* To do: Repeat each line of the material below exactly as it appears, minus any pictures.

* Available data:

####################

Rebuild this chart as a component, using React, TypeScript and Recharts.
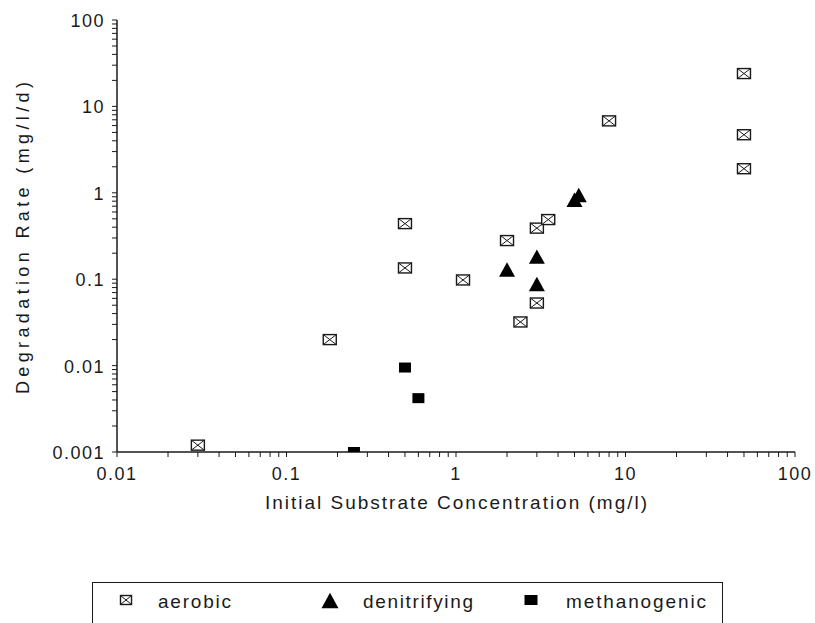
import React from 'react';
import { ScatterChart, Scatter, XAxis, YAxis } from 'recharts';

// aerobic (box with cross)
const aerobicConc = [0.03, 0.18, 0.5, 0.5, 1.1, 2, 3, 3.5, 3, 2.4, 8, 50, 50, 50];
const aerobicRate = [0.0012, 0.02, 0.44, 0.135, 0.098, 0.28, 0.39, 0.49, 0.053, 0.032, 6.8, 24, 4.7, 1.9];

// denitrifying (filled triangle)
const denitConc = [2, 3, 3, 5, 5.3];
const denitRate = [0.128, 0.18, 0.087, 0.82, 0.93];

// methanogenic (filled square)
const methConc = [0.5, 0.6, 0.25];
const methRate = [0.0095, 0.0042, 0.001];

const xMajor = [0.01, 0.1, 1, 10, 100];
const yMajor = [0.001, 0.01, 0.1, 1, 10, 100];
const minorSteps = [1, 2, 3, 4, 5, 6, 7, 8, 9];

const withMinors = (majors: number[]) => {
  const out: number[] = [];
  majors.forEach((m, i) => {
    if (i === majors.length - 1) out.push(m);
    else minorSteps.forEach(s => out.push(+(m * s).toPrecision(6)));
  });
  return out;
};

const xTicks = withMinors(xMajor);
const yTicks = withMinors(yMajor);

const toPoints = (xs: number[], ys: number[]) => xs.map((x, i) => ({ x, y: ys[i] }));

const FONT = '"Liberation Sans", Arial, sans-serif';
const INK = '#1a1a1a';

const isMajor = (v: number) => {
  const l = Math.log10(v);
  return Math.abs(l - Math.round(l)) < 1e-6;
};

const XTick = (props: any) => {
  const { x, y, payload } = props;
  const v = payload.value;
  return (
    <g>
      <line x1={x} x2={x} y1={y} y2={y + 5} stroke={INK} strokeWidth={1} />
      {isMajor(v) && (
        <text x={x} y={y + 28} textAnchor="middle" fontFamily={FONT} fontSize={18} letterSpacing={1.5} fill={INK}>
          {String(v)}
        </text>
      )}
    </g>
  );
};

const YTick = (props: any) => {
  const { x, y, payload } = props;
  const v = payload.value;
  return (
    <g>
      <line x1={x - 5} x2={x} y1={y} y2={y} stroke={INK} strokeWidth={1} />
      {isMajor(v) && (
        <text x={x - 12} y={y + 7} textAnchor="end" fontFamily={FONT} fontSize={18} letterSpacing={1.5} fill={INK}>
          {String(v)}
        </text>
      )}
    </g>
  );
};

const XTitle = (props: any) => {
  const vb = props.viewBox || {};
  const cx = vb.x + vb.width / 2;
  return (
    <text x={cx} y={vb.y + 57} textAnchor="middle" fontFamily={FONT} fontSize={19} fill={INK}
      textLength={382} lengthAdjust="spacing">
      Initial Substrate Concentration (mg/l)
    </text>
  );
};

const YTitle = () => (
  <text x={0} y={0} transform="translate(29, 238) rotate(-90)" textAnchor="middle" fontFamily={FONT}
    fontSize={18} fill={INK} textLength={312} lengthAdjust="spacing">
    Degradation Rate (mg/l/d)
  </text>
);

const CrossBox = ({ cx, cy, w = 13, h = 10 }: any) => (
  <g>
    <rect x={cx - w / 2} y={cy - h / 2} width={w} height={h} fill="#fff" stroke={INK} strokeWidth={1.4} />
    <line x1={cx - w / 2} y1={cy - h / 2} x2={cx + w / 2} y2={cy + h / 2} stroke={INK} strokeWidth={1} />
    <line x1={cx - w / 2} y1={cy + h / 2} x2={cx + w / 2} y2={cy - h / 2} stroke={INK} strokeWidth={1} />
  </g>
);

const Triangle = ({ cx, cy, s = 16 }: any) => (
  <polygon points={`${cx - s / 2},${cy + s * 0.42} ${cx + s / 2},${cy + s * 0.42} ${cx},${cy - s * 0.48}`} fill="#000" />
);

const FilledBox = ({ cx, cy, w = 12, h = 10 }: any) => (
  <rect x={cx - w / 2} y={cy - h / 2} width={w} height={h} fill="#000" />
);

const legendItems = [
  { name: 'aerobic', sym: 'cross', symX: 33, textX: 65, textW: 73 },
  { name: 'denitrifying', sym: 'tri', symX: 237, textX: 270, textW: 110 },
  { name: 'methanogenic', sym: 'box', symX: 438, textX: 473, textW: 140 },
];

const LegendBox = () => (
  <div
    style={{
      position: 'absolute',
      left: 92,
      top: 582,
      width: 631,
      height: 60,
      border: `1px solid ${INK}`,
      boxSizing: 'border-box',
      background: '#fff',
    }}
  >
    <svg width={629} height={58} style={{ position: 'absolute', left: 0, top: 0 }}>
      {legendItems.map(it => (
        <g key={it.name}>
          {it.sym === 'cross' && <CrossBox cx={it.symX} cy={17} w={11} h={9} />}
          {it.sym === 'tri' && <Triangle cx={it.symX} cy={18} s={17} />}
          {it.sym === 'box' && <FilledBox cx={it.symX} cy={17} w={13} h={10} />}
          <text x={it.textX} y={25} fontFamily={FONT} fontSize={19} fill={INK}
            textLength={it.textW} lengthAdjust="spacing">
            {it.name}
          </text>
        </g>
      ))}
    </svg>
  </div>
);

export default function App() {
  return (
    <div style={{ position: 'absolute', left: 0, top: 0, width: 815, height: 623, background: '#fff', overflow: 'hidden' }}>
      <ScatterChart width={815} height={623} margin={{ top: 20, right: 20, bottom: 0, left: 0 }}>
        <XAxis
          xAxisId="main"
          type="number"
          dataKey="x"
          scale="log"
          domain={[0.01, 100]}
          allowDataOverflow
          ticks={xTicks}
          interval={0}
          tickSize={0}
          tickMargin={0}
          tick={<XTick />}
          tickLine={false}
          axisLine={{ stroke: INK, strokeWidth: 1.5 }}
          height={171}
          label={<XTitle />}
        />
        <XAxis
          xAxisId="top"
          orientation="top"
          type="number"
          dataKey="x"
          scale="log"
          domain={[0.01, 100]}
          allowDataOverflow
          tick={false}
          tickLine={false}
          axisLine={{ stroke: INK, strokeWidth: 1.5 }}
          height={0}
        />
        <YAxis
          yAxisId="main"
          type="number"
          dataKey="y"
          scale="log"
          domain={[0.001, 100]}
          allowDataOverflow
          ticks={yTicks}
          interval={0}
          tickSize={0}
          tickMargin={0}
          tick={<YTick />}
          tickLine={false}
          axisLine={{ stroke: INK, strokeWidth: 1.5 }}
          width={117}
          label={<YTitle />}
        />
        <YAxis
          yAxisId="right"
          orientation="right"
          type="number"
          dataKey="y"
          scale="log"
          domain={[0.001, 100]}
          allowDataOverflow
          tick={false}
          tickLine={false}
          axisLine={{ stroke: '#9a9a9a', strokeWidth: 1, strokeDasharray: '6 2' }}
          width={0}
        />
        <Scatter
          name="aerobic"
          xAxisId="main"
          yAxisId="main"
          data={toPoints(aerobicConc, aerobicRate)}
          shape={(p: any) => <CrossBox cx={p.cx} cy={p.cy} />}
          isAnimationActive={false}
        />
        <Scatter
          name="denitrifying"
          xAxisId="main"
          yAxisId="main"
          data={toPoints(denitConc, denitRate)}
          shape={(p: any) => <Triangle cx={p.cx} cy={p.cy} />}
          isAnimationActive={false}
        />
        <Scatter
          name="methanogenic"
          xAxisId="main"
          yAxisId="main"
          data={toPoints(methConc, methRate)}
          shape={(p: any) => <FilledBox cx={p.cx} cy={p.cy} />}
          isAnimationActive={false}
        />
      </ScatterChart>
      <LegendBox />
    </div>
  );
}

####################

* Completed task:
Rebuild this chart as a component, using React, TypeScript and Recharts.
import React from 'react';
import { ScatterChart, Scatter, XAxis, YAxis } from 'recharts';

// aerobic (box with cross)
const aerobicConc = [0.03, 0.18, 0.5, 0.5, 1.1, 2, 3, 3.5, 3, 2.4, 8, 50, 50, 50];
const aerobicRate = [0.0012, 0.02, 0.44, 0.135, 0.098, 0.28, 0.39, 0.49, 0.053, 0.032, 6.8, 24, 4.7, 1.9];

// denitrifying (filled triangle)
const denitConc = [2, 3, 3, 5, 5.3];
const denitRate = [0.128, 0.18, 0.087, 0.82, 0.93];

// methanogenic (filled square)
const methConc = [0.5, 0.6, 0.25];
const methRate = [0.0095, 0.0042, 0.001];

const xMajor = [0.01, 0.1, 1, 10, 100];
const yMajor = [0.001, 0.01, 0.1, 1, 10, 100];
const minorSteps = [1, 2, 3, 4, 5, 6, 7, 8, 9];

const withMinors = (majors: number[]) => {
  const out: number[] = [];
  majors.forEach((m, i) => {
    if (i === majors.length - 1) out.push(m);
    else minorSteps.forEach(s => out.push(+(m * s).toPrecision(6)));
  });
  return out;
};

const xTicks = withMinors(xMajor);
const yTicks = withMinors(yMajor);

const toPoints = (xs: number[], ys: number[]) => xs.map((x, i) => ({ x, y: ys[i] }));

const FONT = '"Liberation Sans", Arial, sans-serif';
const INK = '#1a1a1a';

const isMajor = (v: number) => {
  const l = Math.log10(v);
  return Math.abs(l - Math.round(l)) < 1e-6;
};

const XTick = (props: any) => {
  const { x, y, payload } = props;
  const v = payload.value;
  return (
    <g>
      <line x1={x} x2={x} y1={y} y2={y + 5} stroke={INK} strokeWidth={1} />
      {isMajor(v) && (
        <text x={x} y={y + 28} textAnchor="middle" fontFamily={FONT} fontSize={18} letterSpacing={1.5} fill={INK}>
          {String(v)}
        </text>
      )}
    </g>
  );
};

const YTick = (props: any) => {
  const { x, y, payload } = props;
  const v = payload.value;
  return (
    <g>
      <line x1={x - 5} x2={x} y1={y} y2={y} stroke={INK} strokeWidth={1} />
      {isMajor(v) && (
        <text x={x - 12} y={y + 7} textAnchor="end" fontFamily={FONT} fontSize={18} letterSpacing={1.5} fill={INK}>
          {String(v)}
        </text>
      )}
    </g>
  );
};

const XTitle = (props: any) => {
  const vb = props.viewBox || {};
  const cx = vb.x + vb.width / 2;
  return (
    <text x={cx} y={vb.y + 57} textAnchor="middle" fontFamily={FONT} fontSize={19} fill={INK}
      textLength={382} lengthAdjust="spacing">
      Initial Substrate Concentration (mg/l)
    </text>
  );
};

const YTitle = () => (
  <text x={0} y={0} transform="translate(29, 238) rotate(-90)" textAnchor="middle" fontFamily={FONT}
    fontSize={18} fill={INK} textLength={312} lengthAdjust="spacing">
    Degradation Rate (mg/l/d)
  </text>
);

const CrossBox = ({ cx, cy, w = 13, h = 10 }: any) => (
  <g>
    <rect x={cx - w / 2} y={cy - h / 2} width={w} height={h} fill="#fff" stroke={INK} strokeWidth={1.4} />
    <line x1={cx - w / 2} y1={cy - h / 2} x2={cx + w / 2} y2={cy + h / 2} stroke={INK} strokeWidth={1} />
    <line x1={cx - w / 2} y1={cy + h / 2} x2={cx + w / 2} y2={cy - h / 2} stroke={INK} strokeWidth={1} />
  </g>
);

const Triangle = ({ cx, cy, s = 16 }: any) => (
  <polygon points={`${cx - s / 2},${cy + s * 0.42} ${cx + s / 2},${cy + s * 0.42} ${cx},${cy - s * 0.48}`} fill="#000" />
);

const FilledBox = ({ cx, cy, w = 12, h = 10 }: any) => (
  <rect x={cx - w / 2} y={cy - h / 2} width={w} height={h} fill="#000" />
);

const legendItems = [
  { name: 'aerobic', sym: 'cross', symX: 33, textX: 65, textW: 73 },
  { name: 'denitrifying', sym: 'tri', symX: 237, textX: 270, textW: 110 },
  { name: 'methanogenic', sym: 'box', symX: 438, textX: 473, textW: 140 },
];

const LegendBox = () => (
  <div
    style={{
      position: 'absolute',
      left: 92,
      top: 582,
      width: 631,
      height: 60,
      border: `1px solid ${INK}`,
      boxSizing: 'border-box',
      background: '#fff',
    }}
  >
    <svg width={629} height={58} style={{ position: 'absolute', left: 0, top: 0 }}>
      {legendItems.map(it => (
        <g key={it.name}>
          {it.sym === 'cross' && <CrossBox cx={it.symX} cy={17} w={11} h={9} />}
          {it.sym === 'tri' && <Triangle cx={it.symX} cy={18} s={17} />}
          {it.sym === 'box' && <FilledBox cx={it.symX} cy={17} w={13} h={10} />}
          <text x={it.textX} y={25} fontFamily={FONT} fontSize={19} fill={INK}
            textLength={it.textW} lengthAdjust="spacing">
            {it.name}
          </text>
        </g>
      ))}
    </svg>
  </div>
);

export default function App() {
  return (
    <div style={{ position: 'absolute', left: 0, top: 0, width: 815, height: 623, background: '#fff', overflow: 'hidden' }}>
      <ScatterChart width={815} height={623} margin={{ top: 20, right: 20, bottom: 0, left: 0 }}>
        <XAxis
          xAxisId="main"
          type="number"
          dataKey="x"
          scale="log"
          domain={[0.01, 100]}
          allowDataOverflow
          ticks={xTicks}
          interval={0}
          tickSize={0}
          tickMargin={0}
          tick={<XTick />}
          tickLine={false}
          axisLine={{ stroke: INK, strokeWidth: 1.5 }}
          height={171}
          label={<XTitle />}
        />
        <XAxis
          xAxisId="top"
          orientation="top"
          type="number"
          dataKey="x"
          scale="log"
          domain={[0.01, 100]}
          allowDataOverflow
          tick={false}
          tickLine={false}
          axisLine={{ stroke: INK, strokeWidth: 1.5 }}
          height={0}
        />
        <YAxis
          yAxisId="main"
          type="number"
          dataKey="y"
          scale="log"
          domain={[0.001, 100]}
          allowDataOverflow
          ticks={yTicks}
          interval={0}
          tickSize={0}
          tickMargin={0}
          tick={<YTick />}
          tickLine={false}
          axisLine={{ stroke: INK, strokeWidth: 1.5 }}
          width={117}
          label={<YTitle />}
        />
        <YAxis
          yAxisId="right"
          orientation="right"
          type="number"
          dataKey="y"
          scale="log"
          domain={[0.001, 100]}
          allowDataOverflow
          tick={false}
          tickLine={false}
          axisLine={{ stroke: '#9a9a9a', strokeWidth: 1, strokeDasharray: '6 2' }}
          width={0}
        />
        <Scatter
          name="aerobic"
          xAxisId="main"
          yAxisId="main"
          data={toPoints(aerobicConc, aerobicRate)}
          shape={(p: any) => <CrossBox cx={p.cx} cy={p.cy} />}
          isAnimationActive={false}
        />
        <Scatter
          name="denitrifying"
          xAxisId="main"
          yAxisId="main"
          data={toPoints(denitConc, denitRate)}
          shape={(p: any) => <Triangle cx={p.cx} cy={p.cy} />}
          isAnimationActive={false}
        />
        <Scatter
          name="methanogenic"
          xAxisId="main"
          yAxisId="main"
          data={toPoints(methConc, methRate)}
          shape={(p: any) => <FilledBox cx={p.cx} cy={p.cy} />}
          isAnimationActive={false}
        />
      </ScatterChart>
      <LegendBox />
    </div>
  );
}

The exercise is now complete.